### Given problem
Repeat the full listing below verbatim and keep the images out.

### Source data
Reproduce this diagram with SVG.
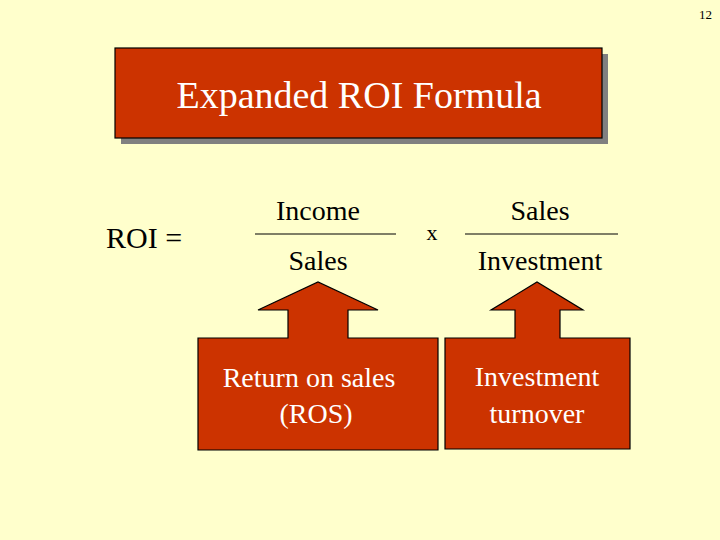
<svg xmlns="http://www.w3.org/2000/svg" width="720" height="540" viewBox="0 0 720 540">
<style>
text{font-family:"Liberation Serif","Times New Roman",serif;fill:#000}
.w{fill:#fff}
.box{fill:#cc3300;stroke:#000;stroke-width:1.2}
</style>
<rect width="720" height="540" fill="#ffffcc"/>
<text x="712" y="19" font-size="13" text-anchor="end">12</text>
<g id="title">
<rect x="121" y="54" width="487" height="90" fill="#808080"/>
<rect class="box" x="115" y="48" width="487" height="90"/>
<text class="w" x="359" y="108" font-size="38" text-anchor="middle">Expanded ROI Formula</text>
</g>
<g id="formula">
<text x="106" y="248" font-size="30">ROI =</text>
<text x="318" y="220" font-size="28" text-anchor="middle">Income</text>
<text x="318" y="270" font-size="28" text-anchor="middle">Sales</text>
<text x="432" y="240" font-size="22" text-anchor="middle">x</text>
<text x="540" y="220" font-size="28" text-anchor="middle">Sales</text>
<text x="540" y="270" font-size="28" text-anchor="middle">Investment</text>
</g>
<g id="connectors" stroke="#000" stroke-width="1.2">
<line x1="255" y1="234" x2="396" y2="234"/>
<line x1="465" y1="234" x2="618" y2="234"/>
</g>
<g id="ros">
<path class="box" d="M198,338 H288 V310 H258 L318,282 L378,310 H348 V338 H438 V450 H198 Z"/>
<text class="w" x="309" y="387" font-size="28" text-anchor="middle">Return on sales</text>
<text class="w" x="316" y="423" font-size="28" text-anchor="middle">(ROS)</text>
</g>
<g id="turnover">
<path class="box" d="M445,338 H515 V310 H491 L537,282 L583,310 H560 V338 H630 V449 H445 Z"/>
<text class="w" x="537" y="386" font-size="28" text-anchor="middle">Investment</text>
<text class="w" x="537" y="423" font-size="28" text-anchor="middle">turnover</text>
</g>
</svg>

### Response to this exercise
Reproduce this diagram with SVG.
<svg xmlns="http://www.w3.org/2000/svg" width="720" height="540" viewBox="0 0 720 540">
<style>
text{font-family:"Liberation Serif","Times New Roman",serif;fill:#000}
.w{fill:#fff}
.box{fill:#cc3300;stroke:#000;stroke-width:1.2}
</style>
<rect width="720" height="540" fill="#ffffcc"/>
<text x="712" y="19" font-size="13" text-anchor="end">12</text>
<g id="title">
<rect x="121" y="54" width="487" height="90" fill="#808080"/>
<rect class="box" x="115" y="48" width="487" height="90"/>
<text class="w" x="359" y="108" font-size="38" text-anchor="middle">Expanded ROI Formula</text>
</g>
<g id="formula">
<text x="106" y="248" font-size="30">ROI =</text>
<text x="318" y="220" font-size="28" text-anchor="middle">Income</text>
<text x="318" y="270" font-size="28" text-anchor="middle">Sales</text>
<text x="432" y="240" font-size="22" text-anchor="middle">x</text>
<text x="540" y="220" font-size="28" text-anchor="middle">Sales</text>
<text x="540" y="270" font-size="28" text-anchor="middle">Investment</text>
</g>
<g id="connectors" stroke="#000" stroke-width="1.2">
<line x1="255" y1="234" x2="396" y2="234"/>
<line x1="465" y1="234" x2="618" y2="234"/>
</g>
<g id="ros">
<path class="box" d="M198,338 H288 V310 H258 L318,282 L378,310 H348 V338 H438 V450 H198 Z"/>
<text class="w" x="309" y="387" font-size="28" text-anchor="middle">Return on sales</text>
<text class="w" x="316" y="423" font-size="28" text-anchor="middle">(ROS)</text>
</g>
<g id="turnover">
<path class="box" d="M445,338 H515 V310 H491 L537,282 L583,310 H560 V338 H630 V449 H445 Z"/>
<text class="w" x="537" y="386" font-size="28" text-anchor="middle">Investment</text>
<text class="w" x="537" y="423" font-size="28" text-anchor="middle">turnover</text>
</g>
</svg>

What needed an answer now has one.